Genghis Khan was born in 1162 in modern-day Mongolia, and displaying rare gifts of leadership and command, he rose through the ranks of minor chieftaincy to a position where he could begin uniting the various tribes and clans of the central Asian steppes. This was initially achieved through a combination of war and diplomacy, but as time progressed, it was found that war was quicker and more cost-effective.
As a military leader, Genghis Khan had excellent material to work with. Mongol tribesmen are perhaps the original people of the horse, and horsemanship was in those days not only a lifestyle, but a competitive sport. The use of horse-borne weaponry formed part of the evening, and a wild and fiercely individual attitude to campaigning prevailed. One particular Mongol weapon that often tipped the balance was the unique recurve bow that, when combined with a fast pony as a firing platform, could be utterly devastating.
Another shrewd reform that Genghis added to motivate his army was to open the seizure of loot to all and any. War, therefore, became both a sport and an industry, and was soon so intertwined with the Mongol self-image that military matters merged with affairs of state, and began to define the self-image of the empire.

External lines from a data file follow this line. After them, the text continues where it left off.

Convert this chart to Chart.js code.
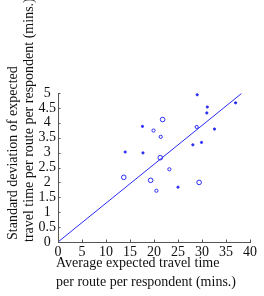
<!DOCTYPE html>
<html>
<head>
<meta charset="utf-8">
<script src="https://cdn.jsdelivr.net/npm/chart.js@4"></script>
<style>
html,body{margin:0;padding:0;background:#fff;}
canvas{display:block;}
</style>
</head>
<body>
<canvas id="c" width="264" height="296"></canvas>
<script>
// Average expected travel time per route per respondent (mins.)
const xValues = [29.0, 31.1, 31.0, 37.0, 21.8, 17.6, 19.9, 28.9, 32.6, 21.4, 28.1, 29.9, 14.0, 17.7, 21.3, 23.2, 13.7, 19.3, 20.5, 25.0, 29.4];
// Standard deviation of expected travel time per route per respondent (mins.)
const yValues = [4.94, 4.53, 4.33, 4.67, 4.11, 3.88, 3.74, 3.86, 3.79, 3.53, 3.26, 3.34, 3.02, 2.99, 2.83, 2.44, 2.17, 2.07, 1.72, 1.84, 2.00];
// marker class: 1 = dot, 2 = small circle, 3 = larger circle
const markerClass = [1, 1, 1, 1, 3, 1, 2, 2, 1, 2, 1, 1, 1, 1, 3, 2, 3, 3, 2, 1, 3];
// fitted line end points
const lineX = [0, 38.2];
const lineY = [0, 4.98];
const xTicks = [0, 5, 10, 15, 20, 25, 30, 35, 40];
const yTicks = [0, 0.5, 1, 1.5, 2, 2.5, 3, 3.5, 4, 4.5, 5];
const xTitle = ["Average expected travel time", "per route per respondent (mins.)"];
const yTitle = ["Standard deviation of expected", "travel time per route per respondent (mins.)"];

const BLUE = '#2a2af5';
const FONT = "'Liberation Serif', 'Times New Roman', serif";

const radiusFor = {1: 1.1, 2: 1.6, 3: 2.3};
const pts = xValues.map((x, i) => ({x: x, y: yValues[i]}));

const titlesAndTicks = {
  id: 'titlesAndTicks',
  afterDraw(chart) {
    const ctx = chart.ctx;
    const xs = chart.scales.x, ys = chart.scales.y;
    const a = chart.chartArea;
    ctx.save();
    ctx.strokeStyle = '#555';
    ctx.lineWidth = 1;
    ctx.beginPath();
    xTicks.forEach(v => {
      const p = Math.round(xs.getPixelForValue(v)) + 0.5;
      ctx.moveTo(p, a.bottom);
      ctx.lineTo(p, a.bottom - 2.5);
    });
    yTicks.forEach(v => {
      const p = Math.round(ys.getPixelForValue(v)) + 0.5;
      ctx.moveTo(a.left, p);
      ctx.lineTo(a.left + 2.5, p);
    });
    ctx.stroke();

    ctx.fillStyle = '#111';
    ctx.font = "14px " + FONT;
    ctx.textAlign = 'left';
    ctx.textBaseline = 'alphabetic';
    ctx.fillText(xTitle[0], 56, 267);
    ctx.fillText(xTitle[1], 56, 286);

    ctx.save();
    ctx.translate(17, 240);
    ctx.rotate(-Math.PI / 2);
    ctx.fillText(yTitle[0], 0, 0);
    ctx.restore();
    ctx.save();
    ctx.translate(33, 242);
    ctx.rotate(-Math.PI / 2);
    ctx.fillText(yTitle[1], 0, 0);
    ctx.restore();
    ctx.restore();
  }
};

new Chart(document.getElementById('c'), {
  type: 'scatter',
  data: {
    datasets: [
      {
        type: 'scatter',
        data: pts,
        pointStyle: 'circle',
        pointRadius: markerClass.map(c => radiusFor[c]),
        pointBorderWidth: 1,
        pointBorderColor: BLUE,
        pointBackgroundColor: markerClass.map(c => c === 1 ? BLUE : 'rgba(255,255,255,0)'),
        pointHoverRadius: 0
      },
      {
        type: 'line',
        data: lineX.map((x, i) => ({x: x, y: lineY[i]})),
        borderColor: BLUE,
        borderWidth: 1,
        pointRadius: 0,
        fill: false,
        tension: 0
      }
    ]
  },
  options: {
    responsive: false,
    animation: false,
    events: [],
    layout: {padding: {top: 93, right: 14, left: 0, bottom: 0}},
    plugins: {legend: {display: false}, tooltip: {enabled: false}},
    scales: {
      x: {
        type: 'linear', min: 0, max: 40,
        afterFit(s) { s.height = 54; },
        afterBuildTicks(s) { s.ticks = xTicks.map(v => ({value: v})); },
        ticks: {color: '#111', font: {family: FONT, size: 14}, padding: 2, maxRotation: 0, autoSkip: false,
                callback: v => String(v)},
        grid: {display: true, drawOnChartArea: false, drawTicks: false},
        border: {display: true, color: '#555', width: 1}
      },
      y: {
        type: 'linear', min: 0, max: 5,
        afterFit(s) { s.width = 58; },
        afterBuildTicks(s) { s.ticks = yTicks.map(v => ({value: v})); },
        ticks: {color: '#111', font: {family: FONT, size: 14}, padding: 2, crossAlign: 'center', autoSkip: false,
                callback: v => String(v)},
        grid: {display: true, drawOnChartArea: false, drawTicks: false},
        border: {display: true, color: '#555', width: 1}
      }
    }
  },
  plugins: [titlesAndTicks]
});
</script>
</body>
</html>
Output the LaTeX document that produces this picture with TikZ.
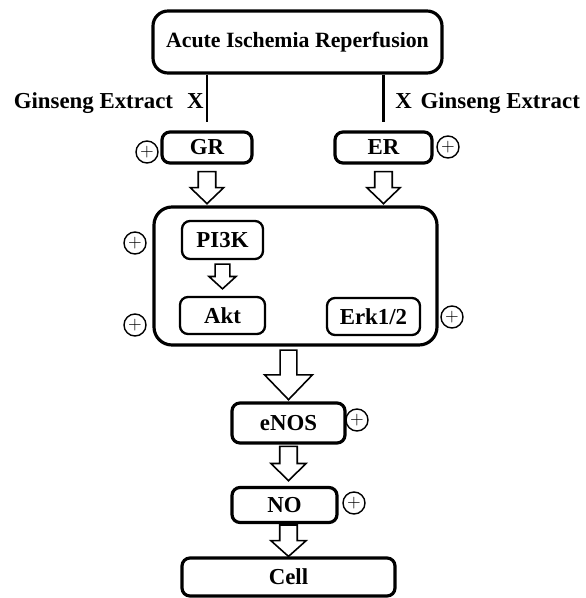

In the field, a Mongol army was a formidable prospect. With a reliance on light cavalry, Mongol mobility was legendary. Each cavalryman moved with three or four horses, and could rotate his mount at will. Despite a tendency to individuality, Mongol fighting divisions were highly disciplined and well trained, thanks once again to the fact that so much of what they needed to know in the war they learned as children. What they also learned on the steppes was survival under difficult conditions, and the ability to travel light and live off the land. Horses were typically milked and slaughtered for meat, which was a masterful tactic of mobility and survival.
Add to this surprisingly well-organized communication and supply, and the Mongol army proved unstoppable in almost a century of unbroken territorial advance.
What stopped the Mongol expansion, and in the end brought the whole edifice down was a disputed succession. As one great American president remarked, ‘a house divided cannot stand’, and as Genghis Khan’s descendants bickered over his legacy, that legacy simply fell apart.